According to Mitch Bainwol, who sits atop the RIAA as its CEO, illegal file-sharing via the Internet has been "contained".

"The problem has not been eliminated," says Bainwol. "But we believe digital downloads have emerged into a growing, thriving business, and file-trading is flat."

According to USA Today, Bainwol acknowledges that legal digital downloads are making up for long-slumping CD sales, and cites this evidence along with surveys of 12,000 households to back up his statement on containment.

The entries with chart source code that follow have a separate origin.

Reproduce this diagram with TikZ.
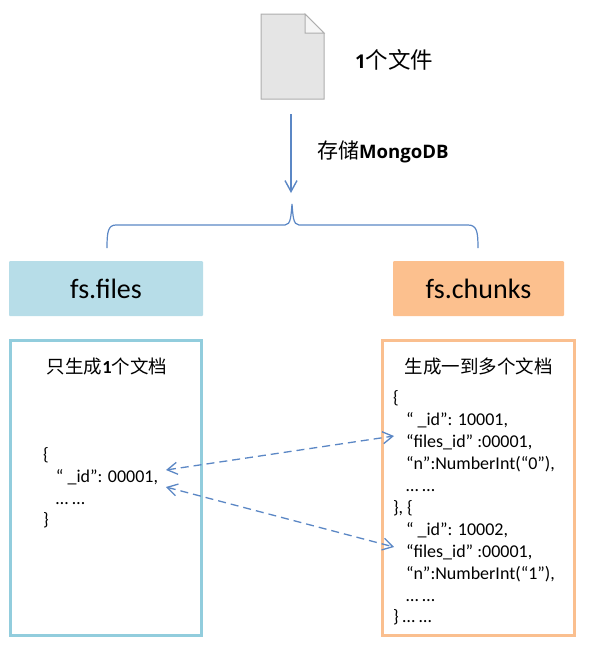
\documentclass[tikz,border=0pt]{standalone}
\usepackage{fontspec}
\setmainfont{Carlito}
\newfontfamily\cjk{Noto Sans CJK SC}
\newfontfamily\latbold{Open Sans Bold}
\usetikzlibrary{arrows.meta}
\definecolor{linkblue}{HTML}{5B87C5}
\definecolor{filesfill}{HTML}{B7DDE8}
\definecolor{chunksfill}{HTML}{FCC08E}
\definecolor{filesline}{HTML}{92CDDD}
\definecolor{chunksline}{HTML}{FABF8F}
\tikzset{
  every node/.style={inner sep=0pt,outer sep=0pt,text=black},
  header/.style={minimum height=55pt,rounded corners=1pt,font=\fontsize{28}{32}\selectfont},
  panel/.style={draw,line width=3pt,minimum height=295pt,fill=white},
  title/.style={font=\fontsize{18.5}{22}\selectfont},
  code/.style={anchor=base west,font=\fontsize{18}{21}\selectfont},
  link/.style={draw=linkblue,line width=1.3pt,dash pattern=on 8pt off 5pt,{Straight Barb[length=10pt,width=12pt,line width=1.3pt]}-{Straight Barb[length=10pt,width=12pt,line width=1.3pt]}},
}
\begin{document}
\begin{tikzpicture}[x=1pt,y=-1pt]
\useasboundingbox (0,0) rectangle (596,654);
% file icon
\draw[fill=black!10,draw=black!32,line width=1pt] (261,14) -- (305,14) -- (324,33) -- (324,99) -- (261,99) -- cycle;
\draw[fill=black!4,draw=black!32,line width=1pt] (305,14) -- (305,33) -- (324,33) -- cycle;
\node[anchor=base west,font=\fontsize{22.5}{26}\selectfont] (filelabel) at (355,68) {{\latbold\fontsize{19}{22}\selectfont 1}\cjk 个文件};
\coordinate (storetop) at (291,114);
\coordinate (storeend) at (291,193);
\coordinate (bracetip) at (292,204);
\coordinate (braceleft) at (107,248);
\coordinate (braceright) at (478,248);
\draw[draw=linkblue,line width=1.4pt,-{Straight Barb[length=11pt,width=12pt,line width=1.4pt]}] (storetop) -- (storeend);
\node[anchor=base west,font=\fontsize{21}{24}\selectfont] (storelabel) at (317,158) {{\cjk 存储}{\latbold\fontsize{18.6}{22}\selectfont MongoDB}};
\draw[draw=linkblue,line width=1.2pt] (braceleft) .. controls (107,232) and (108,225) .. (116,225)
  -- (285,225) .. controls (291,225) and (291,215) .. (bracetip)
  .. controls (293,215) and (293,225) .. (299,225)
  -- (468,225) .. controls (477,225) and (478,232) .. (braceright);
\node[header,fill=filesfill,minimum width=194pt] (files) at (106,288.5) {fs.files};
\node[header,fill=chunksfill,minimum width=171pt] (chunks) at (478.5,288.5) {fs.chunks};
\node[panel,draw=filesline,minimum width=191pt] (filespanel) at (106,487.5) {};
\node[panel,draw=chunksline,minimum width=192pt] (chunkspanel) at (478.5,487.5) {};
\node[title,anchor=base] (filestitle) at (107,373) {{\cjk 只生成}\textbf{1}{\cjk 个文档}};
\node[title,anchor=base] (chunkstitle) at (478.5,373) {\cjk 生成一到多个文档};
\foreach \nm/\xx/\yy/\tx in {
 a/43/460/{\{},
 b/56/482/{“ \_id”: 00001,},
 c/56/504/{… …},
 d/43/525/{\}},
 e/393/403/{\{},
 f/406/425/{“ \_id”: 10001,},
 g/406/447/{“files\_id” :00001,},
 h/406/469/{“n”:NumberInt(“0”),},
 i/406/491/{… …},
 j/393/513/{\}, \{},
 k/406/535/{“ \_id”: 10002,},
 l/406/557/{“files\_id” :00001,},
 m/406/579/{“n”:NumberInt(“1”),},
 n/406/601/{… …},
 o/393/622/{\} … …}}
 {\node[code] (code\nm) at (\xx,\yy) {\tx};}
\coordinate (la) at (166,470);
\coordinate (lb) at (166,487);
\coordinate (ra) at (394,436);
\coordinate (rb) at (394,547);
\draw[link] (la) -- (ra);
\draw[link] (lb) -- (rb);
\end{tikzpicture}
\end{document}
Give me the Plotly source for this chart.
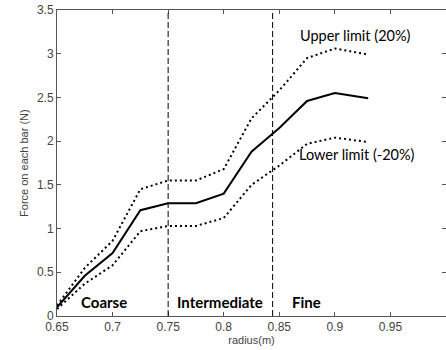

Why would Bainwol, stalwart anti-P2P man that he is, come out in the press selling the story of how the RIAA has "contained" the battle against P2P services? Surely the news that P2P has been "contained" must be a relief to the RIAA and all those pesky lawsuits will be over post-haste, right?

Simply not so, according to Eric Garland, CEO of Internet measurement firm Big Champagne, who says more people than ever are using file-sharing networks. "Nearly 10 million people are on-line, swapping media, at any given time,". That May figure is up from 8.7 million people in 2005, he says.

Bainwol's motivation may come from slipping public perception of the RIAA lawsuits. Mitch's predecessor, Hillary Rosen, recently stated the suits had outlived their useful lifespan. Calling P2P "contained" in the press would give the RIAA a perfect exit strategy. Using this logic, the RIAA can gracefully point to a time-line that looks roughly like this...
  1. We sued some people
  2. P2P growth flattened
  3. File-sharing was contained
  4. We diverted our efforts to stopping those nasty thieves at XM
All before the PR pressure of suing those who are young, old, dead or without a computer gains any real traction with average Americans.

CEO Garland of Big Champagne points out that the RIAA has made some inroads. "They have removed the profiteers from on-line piracy," he says. "They've also embarked on a very successful education campaign. Kids now know about copyright, and the consequences."

What Garland, Bainwol and USA Today forget to tell you is, the RIAA has also succeeded in stifling innovation. Save for the few indie music distributors on-line (Magnatune, eMusic, and the like who offer non-RIAA music only), the digital music market looks like a sea of clones. Subscription services with sub-par quality, similar prices, terms and selection, or iTunes with it's proprietary iPod, fixed pricing structure and non-transferability.

They've managed to redefine fair-use, and continue to tweak the definition. They are the only show in town, and that's just the way they like it. The RIAA's cartel status allows its member companies to bully the rest of the industry, refusing to license music for other distribution models, price fixing, and allegations of cheating artists on royalties from digital downloads are just a few of the strong-arm tactics they continue to pursue.

If the RIAA won, this is all they won. A bland and lifeless digital music market with few real players, where a veritable sea of possibilities once lie open to discovery.